How Did PepsiCo Showcase Its Brand Purpose at Super Bowl LX?

Nearly 125 million viewers watched Super Bowl LX, where the Seattle Seahawks triumphed over the New England Patriots, making it the second most-viewed Super Bowl ever. But for brands with major sponsorship positions, the event becomes more than about sport.
The level of visibility offered an opportunity to demonstrate corporate values at scale. PepsiCo used its platform at Levi's Stadium to align its brand positioning with sustainability messaging, integrating environmental initiatives into multiple touchpoints across the event.
The food and beverage company worked with Levi's Stadium to implement sustainability-focused activations that connected its pep+ (PepsiCo Positive) brand strategy to tangible on-ground initiatives.
Brand activation through reusable programmes
PepsiCo piloted a reusable cup programme with the San Francisco 49ers at Levi's Stadium throughout the season, preventing more than 32,000 disposable plastic cups from reaching landfills.
The brand expanded this initiative at Super Bowl LX, allowing fans in designated sections to use durable reusable cups that could be returned to nearby bins for collection, cleaning and reuse.
The company deployed more than 200 collapsible, reusable recycling bins across event spaces, creating branded touchpoints that reinforced its environmental messaging.
At the NFL's fan festival in San Francisco, Super Bowl Experience, PepsiCo partnered with Intuitive AI to implement Oscar Sort AI units at bins. These units helped fans identify the correct disposal location for packaging, using AI cameras to distinguish between waste, recycling or compost.
Jim Andrew, Chief Sustainability Officer at PepsiCo, said on LinkedIn: "I was thrilled to be at Super Bowl LX and see our sustainable packaging efforts in action throughout the week – from expanding our reusable cups pilot in the stadium to deploying AI recycling units to help fans reduce waste.
"Advancing packaging circularity is a complex challenge that requires widespread collaboration, investments, enabling policies and systemic shifts, but initiatives like these can demonstrate what it takes to drive progress.
"Sustainability is a team sport, and I'm incredibly proud and grateful to our teams who helped bring pep+ front and centre and made sustainable packaging a significant part of this year's Super Bowl story!"
Community engagement as brand positioning
PepsiCo extended its brand presence beyond environmental initiatives by supporting local communities during Super Bowl week.
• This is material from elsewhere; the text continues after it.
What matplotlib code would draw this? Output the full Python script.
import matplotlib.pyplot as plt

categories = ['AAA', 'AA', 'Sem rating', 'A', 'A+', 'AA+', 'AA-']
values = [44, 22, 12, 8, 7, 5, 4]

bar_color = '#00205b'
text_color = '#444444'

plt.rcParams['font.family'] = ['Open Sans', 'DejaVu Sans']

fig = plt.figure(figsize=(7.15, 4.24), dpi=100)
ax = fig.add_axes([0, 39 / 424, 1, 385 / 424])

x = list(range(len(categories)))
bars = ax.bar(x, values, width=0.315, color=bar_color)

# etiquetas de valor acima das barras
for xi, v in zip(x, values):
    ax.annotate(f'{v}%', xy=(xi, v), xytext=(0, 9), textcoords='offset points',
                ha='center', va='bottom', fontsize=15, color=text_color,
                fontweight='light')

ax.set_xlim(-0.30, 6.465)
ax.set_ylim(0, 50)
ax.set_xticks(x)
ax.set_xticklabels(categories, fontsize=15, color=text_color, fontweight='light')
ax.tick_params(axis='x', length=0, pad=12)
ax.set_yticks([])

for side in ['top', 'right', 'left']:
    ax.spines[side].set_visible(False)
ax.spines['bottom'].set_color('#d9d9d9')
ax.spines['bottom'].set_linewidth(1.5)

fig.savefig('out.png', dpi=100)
The company partnered with student hunger charity GENYOUth and the PepsiCo Foundation to provide grants to 60 Bay Area schools, increasing access to healthy meals and active play.
The organisations collaborated to surprise a local tutor and community assistant with Super Bowl tickets from PepsiCo and the NFL, creating a brand moment that highlighted community work around student hunger.
These community-focused initiatives demonstrated how brands can use high-profile sporting events to amplify social impact programmes. By connecting corporate social responsibility efforts to the Super Bowl platform, PepsiCo positioned itself as a brand that extends beyond product marketing to address systemic challenges in education and food security.
Monica Bauer Mengelberg, Senior Vice President, Social Impact at PepsiCo, said on LinkedIn: "Super Bowl weekend is always memorable, but the moments that stay with me most are the ones grounded in purpose and community.
"This work and the people who bring it to life show that ending student hunger is within reach. I'm so proud of how PepsiCo shows up, on the field and far beyond it… and we're just getting started!"
Broadcasting brand values through advertising
During the Super Bowl broadcast, PepsiCo's Lay's commercial focused on the farmers within its supply chain. The advertisement featured a father passing his farm to his daughter, showcasing multigenerational farmers who grow potatoes for the brand.
The creative approach connected Lay's to regenerative agriculture practices across PepsiCo's farmer network, framing the brand as part of a broader food systems narrative.
By centring its advertising on agricultural heritage rather than product features, Lay's used the Super Bowl platform to communicate long-term sustainability commitments. The multigenerational narrative reinforced brand authenticity whilst positioning PepsiCo's supply chain practices as central to its corporate identity.
Jim wrote on LinkedIn: "Our Lay's Super Bowl commercial spotlights a father and daughter passing down a way of life, a reminder that our food system is built by real families and multiple generations of farmers, not abstractions. At PepsiCo, we're a company rooted in agriculture.
"The strength of our business depends on resilient farms that supply the crops we use to make our iconic products, like potatoes for Lay's.
"It's why we focus on scaling regenerative agriculture practices across millions of acres worldwide, collaborating with local farmers to support improved soil and watershed health, biodiversity and crop yields so farmers can keep farming and our business can continue to grow in the near- and long-term."